The third day was my favorite in Hong Kong, without a doubt. I knew HK was a modern city, but I had no idea it was so green. Early in the morning, we took a ferry to an island named Lamma. The ride only took about half an hour and was calm for the most part. I think we were all pleasantly surprised when we stepped off the boat and onto the small island where there are absolutely no cars or roads. We saw seafood restaurants, small shops and marts, it was amazing. We got off at one port then walked around the beautiful island to the other port where we would depart. After walking around and browsing through shops, we ate right by the boardwalk and watched the sun go down on another beautiful day in Hong Kong. We quickly made our way back to the ferry and onto a bus that took us to Victoria's Peak. And when I say peak, I really mean we were at the peak of the city. The fireworks were that night and we were able to barely catch a glimpse over the crowd to see the magnificent display. But once everyone cleared out, we were really able to appreciate the view. I can't think of a skyline more beautiful than Hong Kong's from that summit. It was truly breathtaking.

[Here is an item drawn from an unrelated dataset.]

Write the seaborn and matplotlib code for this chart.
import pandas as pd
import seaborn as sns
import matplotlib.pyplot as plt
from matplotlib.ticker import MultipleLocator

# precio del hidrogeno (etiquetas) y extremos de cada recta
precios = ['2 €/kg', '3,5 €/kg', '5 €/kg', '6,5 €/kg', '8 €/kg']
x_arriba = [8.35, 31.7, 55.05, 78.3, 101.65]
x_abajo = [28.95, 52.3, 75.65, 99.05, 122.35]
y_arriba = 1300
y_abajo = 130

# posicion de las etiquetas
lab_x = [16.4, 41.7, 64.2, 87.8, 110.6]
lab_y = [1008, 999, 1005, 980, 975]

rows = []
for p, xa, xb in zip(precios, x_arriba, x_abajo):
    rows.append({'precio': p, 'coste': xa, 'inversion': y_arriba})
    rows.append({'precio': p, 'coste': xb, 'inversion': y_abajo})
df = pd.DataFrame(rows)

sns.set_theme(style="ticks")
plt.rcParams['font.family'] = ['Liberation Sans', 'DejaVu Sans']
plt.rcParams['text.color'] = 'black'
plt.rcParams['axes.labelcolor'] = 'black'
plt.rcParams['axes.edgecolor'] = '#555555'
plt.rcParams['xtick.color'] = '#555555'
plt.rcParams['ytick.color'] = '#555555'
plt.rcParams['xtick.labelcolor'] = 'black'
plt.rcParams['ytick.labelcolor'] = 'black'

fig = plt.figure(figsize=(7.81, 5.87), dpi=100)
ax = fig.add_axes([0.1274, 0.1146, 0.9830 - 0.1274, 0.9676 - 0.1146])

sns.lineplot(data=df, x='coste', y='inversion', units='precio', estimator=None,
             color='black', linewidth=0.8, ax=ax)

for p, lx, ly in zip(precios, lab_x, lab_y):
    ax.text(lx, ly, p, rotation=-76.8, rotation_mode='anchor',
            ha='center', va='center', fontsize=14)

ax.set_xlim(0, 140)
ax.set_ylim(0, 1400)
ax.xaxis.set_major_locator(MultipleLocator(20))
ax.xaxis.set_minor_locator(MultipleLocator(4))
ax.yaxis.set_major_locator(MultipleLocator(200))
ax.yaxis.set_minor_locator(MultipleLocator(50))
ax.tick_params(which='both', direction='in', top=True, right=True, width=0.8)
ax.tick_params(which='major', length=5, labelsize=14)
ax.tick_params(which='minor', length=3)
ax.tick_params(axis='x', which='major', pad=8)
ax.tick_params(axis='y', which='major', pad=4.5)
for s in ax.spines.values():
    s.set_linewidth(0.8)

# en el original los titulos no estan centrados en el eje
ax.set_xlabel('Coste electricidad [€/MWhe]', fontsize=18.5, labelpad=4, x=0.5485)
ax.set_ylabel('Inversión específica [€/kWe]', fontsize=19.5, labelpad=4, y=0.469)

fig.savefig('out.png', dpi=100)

Our last day in Hong Kong was a lazy one. We slept in and then took our time getting ready, finally making our way to an H&M to buy clothes that fit us the way they're supposed to. Good-bye paycheck!
We had a quick and easy flight home the next morning. During our layover in Shanghai, the man giving us our boarding passes asked us where we were going after Korea. "Busan is home," I said. It felt strangely comforting. I'm going to miss this country so damn much.

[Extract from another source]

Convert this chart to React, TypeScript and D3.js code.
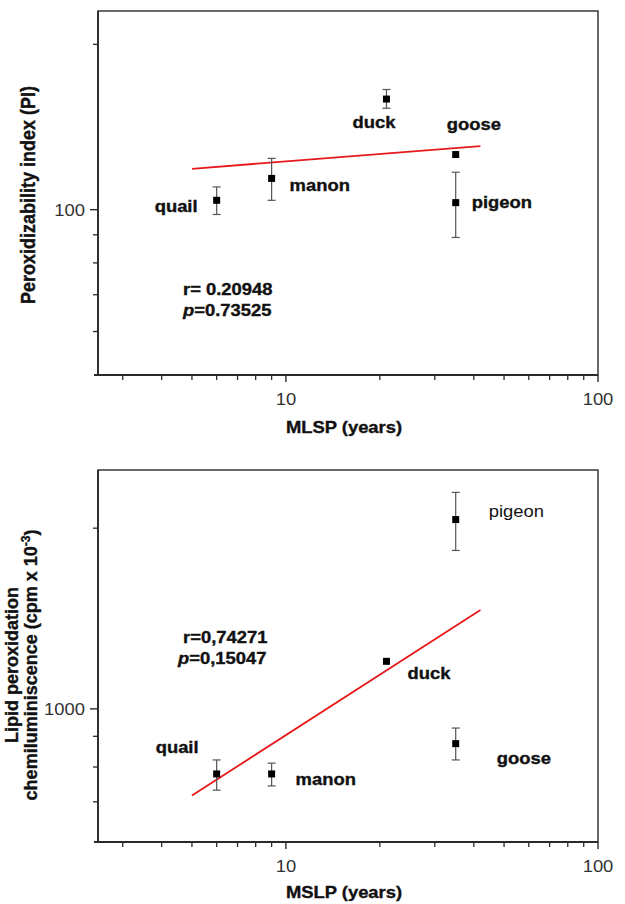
import React from 'react';
import * as d3 from 'd3';

// ---------- data ----------
const species = ['quail', 'manon', 'duck', 'goose', 'pigeon'];
const mlsp = [6, 9, 21, 35, 35];

// Peroxidizability index (PI)
const piMean = [104, 114, 159, 126, 103];
const piLow = [98, 104, 153, 126, 89];
const piHigh = [110, 124, 165.5, 126, 117];
const piFitX = [5, 42];
const piFitY = [118.7, 130.5];

// Lipid peroxidation chemiluminiscence (cpm x 10^-3)
const lcMean = [779, 779, 1200, 875, 2067];
const lcLow = [732, 744, 1200, 822, 1836];
const lcHigh = [822, 812, 1200, 929, 2294];
const lcFitX = [5, 42];
const lcFitY = [717, 1461];

const xDomain = [2.5, 100];
const xMajor = [10, 100];
const xMinor = [3, 4, 5, 6, 7, 8, 9, 20, 30, 40, 50, 60, 70, 80, 90];
const piDomain = [50, 230];
const piMajor = [100];
const piMinor = [60, 70, 80, 90, 200];
const lcDomain = [600, 2500];
const lcMajor = [1000];
const lcMinor = [700, 800, 900, 2000];

const FONT = '"Liberation Sans", Arial, Helvetica, sans-serif';
const SX = 1.15;

function T(props: any) {
  const { x, y, size = 16, weight = 'bold', anchor = 'start', children, fill = '#111', rotate = false, sx = SX } = props;
  const tr = `translate(${x},${y}) scale(${sx},1)` + (rotate ? ' rotate(-90)' : '');
  const heavy = weight === 'bold';
  return (
    <text transform={tr} fontSize={size} fontWeight={weight} textAnchor={anchor}
      fontFamily={FONT} fill={fill} stroke={heavy ? fill : 'none'} strokeWidth={heavy ? 0.35 : 0}>
      {children}
    </text>
  );
}

type PanelProps = {
  top: number; bottom: number;
  yDomain: number[]; yMajor: number[]; yMinor: number[];
  mean: number[]; low: number[]; high: number[];
  fitX: number[]; fitY: number[];
  labelOffsets: Record<string, [number, number, string]>;
  stats: { r: string; p: string; dx: number; dy: number; pdx: number };
  yLabel: React.ReactNode;
  xLabel: string;
  xLabelY: number;
};

const LEFT = 98, RIGHT = 598;

function Panel(pp: PanelProps) {
  const x = d3.scaleLog().domain(xDomain).range([LEFT, RIGHT]);
  const y = d3.scaleLog().domain(pp.yDomain).range([pp.bottom, pp.top]);
  const line = d3.line<number>().x((_, i) => x(pp.fitX[i])).y((d) => y(d));
  const axisCol = '#2a2a2a';
  return (
    <g>
      {/* frame */}
      <rect x={LEFT} y={pp.top} width={RIGHT - LEFT} height={pp.bottom - pp.top}
        fill="none" stroke={axisCol} strokeWidth={1.4} />
      <line x1={LEFT - 4} x2={RIGHT} y1={pp.bottom} y2={pp.bottom} stroke={axisCol} strokeWidth={1.8} />
      <line x1={LEFT} x2={LEFT} y1={pp.top} y2={pp.bottom} stroke={axisCol} strokeWidth={1.8} />
      {/* x ticks */}
      {xMinor.map((v) => (
        <line key={'xm' + v} x1={x(v)} x2={x(v)} y1={pp.bottom} y2={pp.bottom + 5} stroke={axisCol} strokeWidth={1.3} />
      ))}
      {xMajor.map((v) => (
        <g key={'xM' + v}>
          <line x1={x(v)} x2={x(v)} y1={pp.bottom} y2={pp.bottom + 7} stroke={axisCol} strokeWidth={1.4} />
          <T x={x(v)} y={pp.bottom + 30} size={16} weight="normal" anchor="middle" fill="#333">{v}</T>
        </g>
      ))}
      {/* y ticks */}
      {pp.yMinor.map((v) => (
        <line key={'ym' + v} x1={LEFT - 5} x2={LEFT} y1={y(v)} y2={y(v)} stroke={axisCol} strokeWidth={1.3} />
      ))}
      {pp.yMajor.map((v) => (
        <g key={'yM' + v}>
          <line x1={LEFT - 8} x2={LEFT} y1={y(v)} y2={y(v)} stroke={axisCol} strokeWidth={1.4} />
          <T x={LEFT - 13} y={y(v) + 6} size={16} weight="normal" anchor="end" fill="#333">{v}</T>
        </g>
      ))}
      {/* fit line */}
      <path d={line(pp.fitY) || ''} fill="none" stroke="#e8191c" strokeWidth={1.8} />
      {/* error bars */}
      {species.map((s, i) => {
        const cx = x(mlsp[i]);
        const y1 = y(pp.low[i]), y2 = y(pp.high[i]);
        if (Math.abs(y1 - y2) < 1) return null;
        return (
          <g key={'e' + s} stroke="#555" strokeWidth={1.2}>
            <line x1={cx} x2={cx} y1={y1} y2={y2} />
            <line x1={cx - 4} x2={cx + 4} y1={y1} y2={y1} />
            <line x1={cx - 4} x2={cx + 4} y1={y2} y2={y2} />
          </g>
        );
      })}
      {/* points */}
      {species.map((s, i) => (
        <rect key={'p' + s} x={x(mlsp[i]) - 3.5} y={y(pp.mean[i]) - 3.5} width={7} height={7} fill="#000" />
      ))}
      {/* labels */}
      {species.map((s, i) => {
        const [dx, dy, w] = pp.labelOffsets[s];
        return (
          <T key={'l' + s} x={x(mlsp[i]) + dx} y={y(pp.mean[i]) + dy} size={16} weight={w}>{s}</T>
        );
      })}
      {/* stats */}
      <T x={LEFT + pp.stats.dx} y={pp.top + pp.stats.dy} size={16}>{pp.stats.r}</T>
      <T x={LEFT + pp.stats.dx + pp.stats.pdx} y={pp.top + pp.stats.dy + 21} size={16}>
        <tspan fontStyle="italic">p</tspan>{pp.stats.p}
      </T>
      {/* x label */}
      <T x={(LEFT + RIGHT) / 2 - 4} y={pp.xLabelY} size={16} anchor="middle">{pp.xLabel}</T>
      {pp.yLabel}
    </g>
  );
}

export default function App() {
  return (
    <svg width={625} height={904} style={{ position: 'absolute', left: 0, top: 0, background: '#fff' }}>
      <rect width={625} height={904} fill="#fff" />
      <Panel
        top={11} bottom={375}
        yDomain={piDomain} yMajor={piMajor} yMinor={piMinor}
        mean={piMean} low={piLow} high={piHigh}
        fitX={piFitX} fitY={piFitY}
        labelOffsets={{
          quail: [-62, 12, 'bold'],
          manon: [18, 13, 'bold'],
          duck: [-34, 29, 'bold'],
          goose: [-9, -25, 'bold'],
          pigeon: [16, 5, 'bold'],
        }}
        stats={{ r: 'r= 0.20948', p: '=0.73525', dx: 85, dy: 284, pdx: 0 }}
        xLabel="MLSP (years)"
        xLabelY={433}
        yLabel={
          <T x={35} y={195} size={18} anchor="middle" rotate>Peroxidizability index (PI)</T>
        }
      />
      <Panel
        top={470} bottom={842}
        yDomain={lcDomain} yMajor={lcMajor} yMinor={lcMinor}
        mean={lcMean} low={lcLow} high={lcHigh}
        fitX={lcFitX} fitY={lcFitY}
        labelOffsets={{
          quail: [-61, -21, 'bold'],
          manon: [24, 11, 'bold'],
          duck: [21, 18, 'bold'],
          goose: [41, 20, 'bold'],
          pigeon: [33, -3, 'normal'],
        }}
        stats={{ r: 'r=0,74271', p: '=0,15047', dx: 85, dy: 173, pdx: -5 }}
        xLabel="MSLP (years)"
        xLabelY={898}
        yLabel={
          <g>
            <T x={18} y={665} size={18} sx={1} anchor="middle" rotate>Lipid peroxidation</T>
            <T x={37} y={665} size={18} sx={1} anchor="middle" rotate>
              chemiluminiscence (cpm x 10<tspan fontSize={12} dy={-7}>-3</tspan><tspan dy={7}>)</tspan>
            </T>
          </g>
        }
      />
    </svg>
  );
}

But aside from that, this trip was truly amazing in every sense of the word. It was so easy to navigate through HK and it seemed as though everyone spoke almost perfect English with British accents. And I mean everyone. People working in 7/11, waiters, strangers on the street offering to help when we were lost. The only part I had trouble adjusting to was money. Although everything was surprisngly cheap, the conversion threw me off a bit. To put it simply, one US dollar is equal to about 8 HK dollars. I would see a bottle of water for $8.50 and think I was going to go bankrupt after the first hour in the country, but it wound up only being a buck.
If anyone ever wanted to go to Hong Kong I would highly reccommend it. It's a truly international city with great people. The food was mediocre at best, but when that's your only "complaint," I think that really says something. We hadn't planned to spend vacation with the people we did, but I couldn't imagine it being any other way. They made this trip unforgettable and we had a lot of laughs and made memories that will last us all a lifetime. I'm so glad I got to experience Hong Kong for myself. When I first booked the flight, I thought I had made a mistake and was certain I spent too much for only a few days away. In hindsight, I would have spent double. This holiday was priceless.